Norville also says the city has been unwilling to negotiate with the Friends of Urban Renewal, and that's why the lawsuits have gone forward. Commissioner Nick Fish, however, had harsh words for the group, saying "they took the River District hostage and poor people are paying the price."
So, who is the good guy and who is the bad guy here? This is not a rhetorical question. I'm still trying to figure it out myself. I lean so far towards being against the lawsuit because of its effects but in at least partial agreement about some of the issues involved. There ought to be a better way to settle this.
The idea of these hardball legal tactics preventing the much-needed Resource Access Center for Portland's homeless from getting built is pretty stinky.

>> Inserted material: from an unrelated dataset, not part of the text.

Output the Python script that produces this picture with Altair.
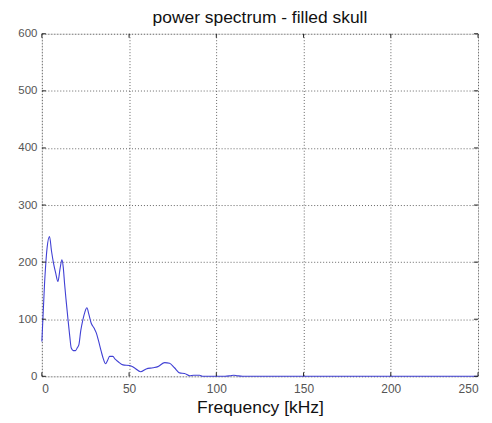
import altair as alt
import pandas as pd

freq = [0, 1.5, 3, 4.4, 5.5, 6.7, 8, 9.2, 10.5, 11.5, 12.3, 13, 14, 15, 16, 16.8, 18, 19.3, 20.3, 21.2,
        22.3, 23.5, 24.7, 25.8, 27, 28.3, 30, 31.2, 32.5, 34, 35.3, 36.5, 37.7, 38.8, 40.7, 42, 43.6,
        46.5, 50.3, 53, 56.6, 59.8, 63.7, 66.5, 70.4, 73.2, 76, 79, 81.8, 84.7, 87, 90.4, 92, 95,
        100, 105, 108, 110, 112, 115, 130, 150, 200, 250]
power = [61, 160, 225, 245, 220, 198, 180, 166, 190, 204, 190, 163, 130, 99, 70, 50, 45, 45, 50, 55,
         80, 99, 113, 120, 108, 93, 84, 76, 62, 44, 30, 22, 28, 35, 35, 30, 26,
         20, 19, 15, 8, 13, 15, 17, 24, 23, 15, 6, 5, 1, 2, 2, 0, 0,
         0, 0, 1, 2, 1, 0, 0, 0, 0, 0]

x_ticks = [0, 50, 100, 150, 200, 250]
y_ticks = [0, 100, 200, 300, 400, 500, 600]

W, H = 438, 344

df = pd.DataFrame({"freq": freq, "power": power})
xt = pd.DataFrame({"v": x_ticks})
yt = pd.DataFrame({"v": y_ticks})

xs = alt.Scale(domain=[0, 250], nice=False, zero=False)
ys = alt.Scale(domain=[0, 600], nice=False)

line = alt.Chart(df).mark_line(color="#4040d4", strokeWidth=1.1, interpolate="monotone").encode(
    x=alt.X("freq:Q", scale=xs,
            axis=alt.Axis(values=x_ticks, title="Frequency [kHz]", grid=True,
                          gridDash=[1, 2], gridColor="#555555", gridOpacity=0.9,
                          ticks=False, domain=False, labelPadding=7,
                          labelColor="#555555", labelFontSize=12, labelFont="Liberation Sans",
                          titleFont="Liberation Sans", titleFontSize=17.5, titleFontWeight="normal",
                          titleColor="#111111", titlePadding=4)),
    y=alt.Y("power:Q", scale=ys,
            axis=alt.Axis(values=y_ticks, title=None, grid=True,
                          gridDash=[1, 2], gridColor="#555555", gridOpacity=0.9,
                          ticks=False, domain=False, labelPadding=5,
                          labelColor="#555555", labelFontSize=11.5, labelFont="Liberation Sans")),
)

tick_style = dict(color="#222222", strokeWidth=1)
xb = alt.Chart(xt).mark_rule(**tick_style).encode(x=alt.X("v:Q", scale=xs), y=alt.value(H), y2=alt.value(H - 4))
xtop = alt.Chart(xt).mark_rule(**tick_style).encode(x=alt.X("v:Q", scale=xs), y=alt.value(0), y2=alt.value(4))
yl = alt.Chart(yt).mark_rule(**tick_style).encode(y=alt.Y("v:Q", scale=ys), x=alt.value(0), x2=alt.value(4))
yr = alt.Chart(yt).mark_rule(**tick_style).encode(y=alt.Y("v:Q", scale=ys), x=alt.value(W), x2=alt.value(W - 4))

chart = alt.layer(line, xb, xtop, yl, yr).properties(
    width=W, height=H,
    title=alt.TitleParams("power spectrum - filled skull", font="Liberation Sans", fontSize=17.5,
                          fontWeight="normal", color="#111111", offset=1),
    autosize=alt.AutoSizeParams(type="none"),
    padding={"left": 34, "top": 25, "right": 6, "bottom": 44},
).configure_view(stroke="#111111", strokeWidth=1.2).configure(background="white")

chart.save("out.html", embed_options={"renderer": "svg", "actions": False})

So is the idea of freezing other River District renewal funds during this terrible economic downturn. We don't need delays on these project--we need them fast tracked.
Still, I personally agree that it's wrong to give River District urban renewal funds to David Douglas or any place outside the River District. And I at least can't disagree with the Friends' other assertion, that added urban renewal funds for the River District might be better spent elsewhere in the city. On that second point, I'm really still in deliberation mode. I also am still trying to decide if the Friends of Urban Renewal name is apt or if it's ironic.
Meanwhile, firebrand Commissioner Randy Leonard is at it again. As Lisa Grace Lednicer reported today, Leonard has helped create a code-enforcement task force that targets and actively goes after some of the city's worst code violators. Some are complaining because of the secrecy associated with the group, and others because the enforcers don't necessarily just target the worst code offenders uniformly - they pick and choose based in part on anecdotal evidence.
Even so, I had to laugh seeing that they'd put the kibosh on Greek Cusina, the rowdy downtown eatery that continually seems to flip its nose at anyone that would question their way of doing things. Leonard's team found some 50 code violations at Greek Cusina, yet its owner, Ted Pappas, still found the gumption to complain that he was being persecuted. This is the same Pappas who tried to organize a boycott of Willamette Week a few years ago when one of its writers, Caryn Brooks, had the audacity to write a particularly unfavorable review of another eatery.
If Pappas is complaining, others, like those living in fleabag residence hotels downtown, are thankful. (Such as George Rumbley of the Westwind Apartments, pictured above in a fine shot by The Oregonian's Fredrick Joe.) From cockroaches to broken boilers, chipping paint to carpet first lain in the Eisenhower administration, Leonard's bunch has succeeded in improving conditions for those living there, and they've been thankful. Nice work, fellas!